In June, the government broadened its ambitious Belt and Road Initiative for trade to include the Arctic.
China cannot physically claim Arctic territory, but it can buy stakes and influence wherever it seems wise.
“China’s thinking on the polar regions and global oceans demonstrates a level of ambition and forward planning that few, if any, modern industrial states can achieve,” Brady writes.
China has undertaken a soft-power campaign, first focused on scientific collaboration, with financial interests not too far behind. The nation struck a free-trade pact with Iceland in 2013, and it has held free-trade discussions with Norway since 2008. Finland has jointly called for greater cooperation with China, in the context of European Union trade policy. Canada and China in December extended exploratory free-trade talks after being unable to launch a formal round.
Chinese agencies are already common financiers of Arctic projects, including several Russian initiatives. They have placed early bets on resources in Greenland, which have yet to pan out. And when President Donald Trump visited China in November, the oil giant Sinopec, China Investment Corp., and Bank of China Ltd. pledged to help finance Alaska LNG, a $43 billion gas-export project.
Along with finance, Chinese executives and tourists are beating a path to Scandinavia. Passengers can now fly direct to Stockholm from Beijing and Hong Kong. From Helsinki, travelers can get back and forth between at least four additional eastern Chinese cities,too
The cover of Brady's book features a China-centric "vertical world map."
Anne-Marie Brady; Cambridge University Press
The symbolism of the first shipment’s intended destination raises thought-provoking questions about how relationships among Arctic and other nations may evolve. How much power does financing Arctic business give China? Russia is grateful to Chinese investors who helped make Yamal LNG possible. But that also gives its southeastern neighbor leverage that’s difficult to quantify. And throwing too much money at Russia may sour China’s Western trade partners who are less amenable to the Putin regime.
If the Alaskan LNG infrastructure will eventually be built with Chinese help, would Americans be similarly beholden to Chinese soft power? To what extent might the Russian Arctic, the Greenland Arctic or the American Arctic actually become the Chinese Arctic when it comes to writing checks? What are the national security implications of China cultivating financial and maritime influence on shores and in seas that belong to other nations?

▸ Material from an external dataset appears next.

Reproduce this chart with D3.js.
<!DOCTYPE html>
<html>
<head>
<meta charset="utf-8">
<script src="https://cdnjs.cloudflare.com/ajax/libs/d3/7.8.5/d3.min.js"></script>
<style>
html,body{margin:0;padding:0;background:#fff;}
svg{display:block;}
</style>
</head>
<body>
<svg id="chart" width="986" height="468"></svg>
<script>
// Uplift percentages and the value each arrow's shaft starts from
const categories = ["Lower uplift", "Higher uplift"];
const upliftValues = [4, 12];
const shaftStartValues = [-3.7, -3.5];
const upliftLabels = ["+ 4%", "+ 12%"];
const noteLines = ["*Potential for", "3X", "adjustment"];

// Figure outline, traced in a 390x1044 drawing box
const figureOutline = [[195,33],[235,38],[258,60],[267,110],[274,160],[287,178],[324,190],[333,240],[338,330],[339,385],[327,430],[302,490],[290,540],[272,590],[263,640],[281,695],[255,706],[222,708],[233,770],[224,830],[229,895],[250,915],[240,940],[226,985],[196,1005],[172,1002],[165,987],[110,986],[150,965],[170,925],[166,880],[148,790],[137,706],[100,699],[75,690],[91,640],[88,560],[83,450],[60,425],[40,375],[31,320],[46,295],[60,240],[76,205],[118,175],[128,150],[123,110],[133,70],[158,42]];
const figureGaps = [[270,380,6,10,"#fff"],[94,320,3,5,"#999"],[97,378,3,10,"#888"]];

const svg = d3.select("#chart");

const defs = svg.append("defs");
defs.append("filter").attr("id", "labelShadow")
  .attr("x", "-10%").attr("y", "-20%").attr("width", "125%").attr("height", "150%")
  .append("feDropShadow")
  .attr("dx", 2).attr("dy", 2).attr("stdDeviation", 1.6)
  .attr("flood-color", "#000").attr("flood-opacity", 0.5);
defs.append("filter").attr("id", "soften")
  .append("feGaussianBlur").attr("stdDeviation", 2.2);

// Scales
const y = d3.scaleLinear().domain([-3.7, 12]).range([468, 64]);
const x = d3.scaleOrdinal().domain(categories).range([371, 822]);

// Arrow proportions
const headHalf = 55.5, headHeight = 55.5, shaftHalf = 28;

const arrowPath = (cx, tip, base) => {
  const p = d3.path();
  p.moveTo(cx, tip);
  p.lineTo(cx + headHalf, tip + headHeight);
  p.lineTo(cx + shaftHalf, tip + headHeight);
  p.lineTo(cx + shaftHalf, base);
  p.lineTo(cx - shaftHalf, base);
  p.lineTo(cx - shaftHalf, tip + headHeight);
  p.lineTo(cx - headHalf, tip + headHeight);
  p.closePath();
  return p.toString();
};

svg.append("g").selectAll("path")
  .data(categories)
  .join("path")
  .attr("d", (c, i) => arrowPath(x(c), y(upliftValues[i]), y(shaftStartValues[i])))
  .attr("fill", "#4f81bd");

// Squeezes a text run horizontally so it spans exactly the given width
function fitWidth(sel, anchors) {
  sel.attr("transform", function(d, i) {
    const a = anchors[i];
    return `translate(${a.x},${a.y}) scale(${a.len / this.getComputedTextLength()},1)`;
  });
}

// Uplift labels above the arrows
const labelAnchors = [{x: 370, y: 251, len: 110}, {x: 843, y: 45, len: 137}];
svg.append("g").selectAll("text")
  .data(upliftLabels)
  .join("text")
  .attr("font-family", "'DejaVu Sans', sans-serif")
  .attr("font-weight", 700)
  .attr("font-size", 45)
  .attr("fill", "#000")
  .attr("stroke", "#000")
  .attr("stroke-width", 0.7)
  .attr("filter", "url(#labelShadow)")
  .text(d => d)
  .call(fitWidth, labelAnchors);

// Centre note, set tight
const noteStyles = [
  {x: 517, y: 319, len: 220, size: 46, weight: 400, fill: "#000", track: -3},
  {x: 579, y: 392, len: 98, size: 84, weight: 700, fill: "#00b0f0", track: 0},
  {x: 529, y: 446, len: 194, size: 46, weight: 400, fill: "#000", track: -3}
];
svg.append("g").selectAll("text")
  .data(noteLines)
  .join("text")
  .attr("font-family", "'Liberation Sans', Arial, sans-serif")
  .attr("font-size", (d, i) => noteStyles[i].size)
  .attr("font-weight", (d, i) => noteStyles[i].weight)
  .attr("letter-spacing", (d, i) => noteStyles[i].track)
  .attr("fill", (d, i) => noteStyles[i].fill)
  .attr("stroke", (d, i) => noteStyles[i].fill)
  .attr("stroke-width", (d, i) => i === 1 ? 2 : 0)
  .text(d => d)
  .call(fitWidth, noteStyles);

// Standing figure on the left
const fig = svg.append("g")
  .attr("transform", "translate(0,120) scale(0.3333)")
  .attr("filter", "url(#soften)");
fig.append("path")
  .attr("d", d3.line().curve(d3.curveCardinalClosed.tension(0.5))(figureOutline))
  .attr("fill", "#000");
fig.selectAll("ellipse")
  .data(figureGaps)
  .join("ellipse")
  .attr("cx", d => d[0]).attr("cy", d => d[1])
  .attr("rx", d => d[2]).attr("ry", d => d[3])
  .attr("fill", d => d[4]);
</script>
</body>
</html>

Free trade earns participants soft power. Militarization is hard power. As the U.S. and other nations have reversed long-standing free-trade ideas, that may put more onus on hard power, Minerd said.

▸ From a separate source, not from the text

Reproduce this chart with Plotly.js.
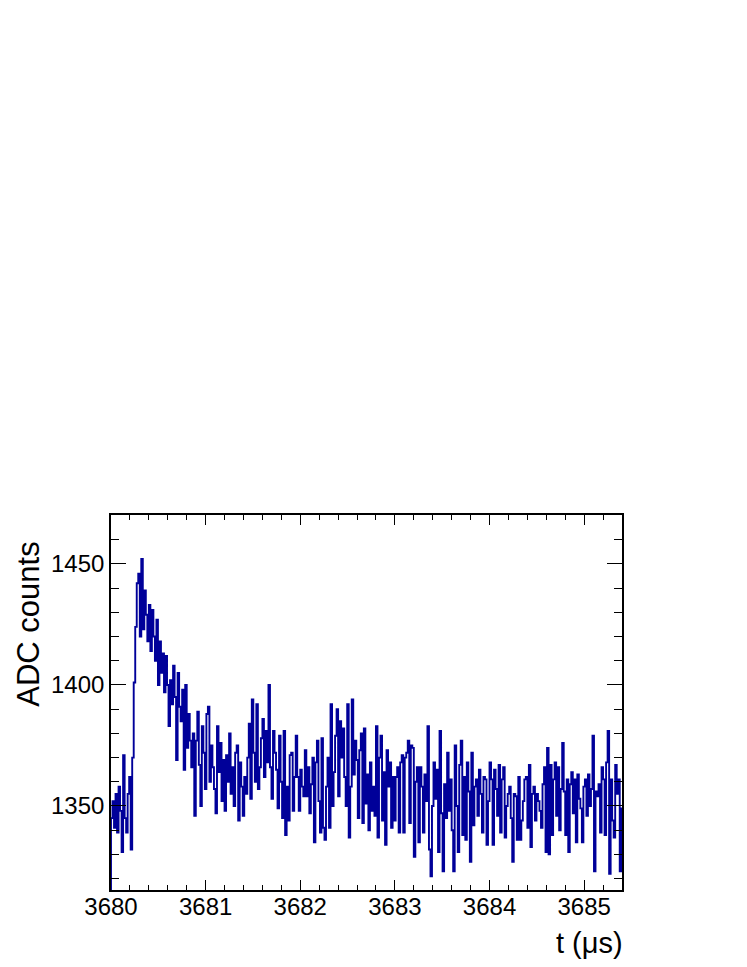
<!DOCTYPE html>
<html>
<head>
<meta charset="utf-8">
<script src="https://cdn.plot.ly/plotly-3.0.1.min.js"></script>
<style>
  html, body { margin: 0; padding: 0; background: #ffffff; }
  #chart { width: 747px; height: 967px; }
</style>
</head>
<body>
<div id="chart"></div>
<script>
// Histogram binning (time in microseconds)
const tStart = 3680.0;
const binWidth = 0.016;
// Content of the bin just left of the visible range (below the axis)
const adcBefore = [1300];
// ADC counts per bin
const adcSeg1 = [1345, 1352, 1341, 1355, 1339, 1358, 1348, 1331, 1371, 1345, 1339, 1355, 1362, 1332, 1370,
  1401, 1424, 1442, 1446, 1420, 1452,
  1423, 1439, 1429, 1418, 1433, 1414, 1431, 1420, 1410, 1427,
  1400, 1418, 1405, 1413, 1397, 1412, 1400, 1383, 1402, 1392,
  1408, 1395, 1369, 1405, 1391, 1385, 1398, 1365, 1400, 1374,
  1388, 1377, 1366, 1380, 1346, 1377, 1389, 1367, 1350, 1383,
  1372, 1357, 1388, 1391, 1360, 1375, 1366, 1357, 1347, 1383,
  1364, 1376, 1352, 1369, 1348, 1371, 1360, 1380, 1355, 1366,
  1350, 1372];
const adcSeg2 = [1375, 1344, 1368, 1358, 1346, 1362, 1355, 1370, 1384, 1353,
  1394, 1372, 1360, 1392, 1357, 1366, 1378, 1386, 1362, 1381,
  1368, 1400, 1366, 1353, 1381, 1372, 1365, 1349, 1379, 1360,
  1345, 1381, 1338, 1358, 1344, 1371, 1372, 1348, 1362, 1379,
  1362, 1348, 1365, 1358, 1354, 1373, 1354, 1366, 1347, 1359,
  1370, 1335, 1368, 1377, 1352, 1339, 1378, 1341, 1336, 1358,
  1370, 1341, 1392, 1350, 1364, 1379, 1390, 1354, 1385, 1370,
  1382, 1362, 1350, 1392, 1337, 1358, 1394, 1363, 1377, 1369,
  1345, 1373, 1380, 1343];
const adcSeg3 = [1382, 1351, 1363, 1340, 1368, 1348, 1358, 1346, 1383, 1337,
  1370, 1379, 1344, 1364, 1334, 1373, 1358, 1368, 1341, 1362,
  1344, 1362, 1366, 1339, 1368, 1371, 1339, 1370, 1372, 1377,
  1343, 1375, 1374, 1329, 1360, 1366, 1335, 1366, 1358, 1339,
  1363, 1352, 1383, 1332, 1321, 1350, 1368, 1353, 1365, 1331,
  1381, 1347, 1323, 1359, 1345, 1372, 1348, 1361, 1340, 1323,
  1375, 1350, 1331, 1367, 1377, 1338, 1362, 1336, 1368, 1356,
  1327, 1372, 1342, 1358, 1361, 1346, 1365, 1355, 1339, 1362,
  1361, 1334, 1352, 1368];
const adcSeg4 = [1361, 1334, 1365, 1357, 1346, 1367, 1339, 1361, 1366, 1337,
  1350, 1355, 1358, 1345, 1327, 1355, 1354, 1336, 1362, 1336,
  1344, 1352, 1361, 1362, 1341, 1367, 1333, 1355, 1358, 1344,
  1355, 1352, 1348, 1341, 1359, 1366, 1331, 1374, 1330, 1367,
  1338, 1361, 1368, 1346, 1366, 1340, 1357, 1376, 1356, 1338,
  1361, 1331, 1359, 1364, 1347, 1361, 1335, 1363, 1353, 1349,
  1335, 1358, 1361, 1346, 1363, 1350, 1357, 1379, 1323, 1356,
  1354, 1359, 1339, 1366, 1361, 1338, 1368, 1381, 1322, 1361,
  1344, 1337, 1367, 1355, 1361, 1323, 1349];
// Axis ticks
const xTickVals = [3680, 3681, 3682, 3683, 3684, 3685];
const xTickText = ["3680", "3681", "3682", "3683", "3684", "3685"];
const yTickVals = [1350, 1400, 1450];
const yTickText = ["1350", "1400", "1450"];

const adc = adcSeg1.concat(adcSeg2, adcSeg3, adcSeg4);
// step outline: left edge of each bin, plus closing right edge of last bin
const ys = adcBefore.concat(adc);
const xs = ys.map((_, k) => tStart + (k - adcBefore.length) * binWidth);
xs.push(tStart + adc.length * binWidth);
ys.push(adc[adc.length - 1]);

const font = 'Liberation Sans, Arial, Helvetica, sans-serif';

const trace = {
  x: xs, y: ys, type: 'scatter', mode: 'lines',
  line: { shape: 'hv', color: '#000099', width: 1.9 },
  hoverinfo: 'skip'
};

const layout = {
  width: 747, height: 967,
  margin: { l: 111, r: 125, t: 515, b: 77, pad: 0 },
  paper_bgcolor: '#ffffff', plot_bgcolor: '#ffffff',
  showlegend: false,
  font: { family: font, color: '#000000', size: 25 },
  xaxis: {
    range: [3680, 3685.40],
    tickmode: 'array', tickvals: xTickVals, ticktext: xTickText,
    ticks: 'inside', ticklen: 10, tickwidth: 1, tickcolor: '#000',
    minor: { dtick: 0.2, tick0: 3680, ticks: 'inside', ticklen: 5, tickwidth: 1, tickcolor: '#000', showgrid: false },
    showline: true, linecolor: '#000', linewidth: 1.8, mirror: 'ticks',
    showgrid: false, zeroline: false,
    ticklabelstandoff: -6,
    tickfont: { family: font, size: 24, color: '#000' }
  },
  yaxis: {
    range: [1315.3, 1470.2],
    tickmode: 'array', tickvals: yTickVals, ticktext: yTickText,
    ticks: 'inside', ticklen: 15, tickwidth: 1, tickcolor: '#000',
    minor: { dtick: 10, tick0: 1350, ticks: 'inside', ticklen: 8, tickwidth: 1, tickcolor: '#000', showgrid: false },
    showline: true, linecolor: '#000', linewidth: 1.8, mirror: 'ticks',
    showgrid: false, zeroline: false,
    tickfont: { family: font, size: 24, color: '#000' }
  },
  annotations: [
    { text: 'ADC counts', xref: 'paper', yref: 'paper', x: -0.162, y: 1.0 - 25/375,
      xanchor: 'center', yanchor: 'top', textangle: -90, showarrow: false,
      font: { family: font, size: 31, color: '#000' } },
    { text: 't (\u03bcs)', xref: 'paper', yref: 'paper', x: 1.0, y: -0.093, xshift: 3,
      xanchor: 'right', yanchor: 'top', showarrow: false,
      font: { family: font, size: 29, color: '#000' } }
  ]
};

Plotly.newPlot('chart', [trace], layout, { staticPlot: true, displayModeBar: false });
</script>
</body>
</html>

The melting of the Arctic itself is so disorienting, and China’s ambition is so palpable that it requires a different worldview—literally. A map developed by a Chinese geophysicist, and used for more than a decade by scientists and military, Brady writes, shows both the scope of the nation’s ambitions and just how concentrated this seemingly far-flung part of the world really is. The map was first made public in 2014.
The Arctic makes up only six percent of the Earth’s surface, and yet neighbors feel like they live on the other side of the world from each other. China’s vertical map projects a view of the world few westerners have considered. But it’s a world that has China squarely at its center and is marked conspicuously by a lack of ice at the North Pole.
With China rising, just how much power Russia retains over Arctic affairs is a future much harder to project than even how fast the temperature is rising.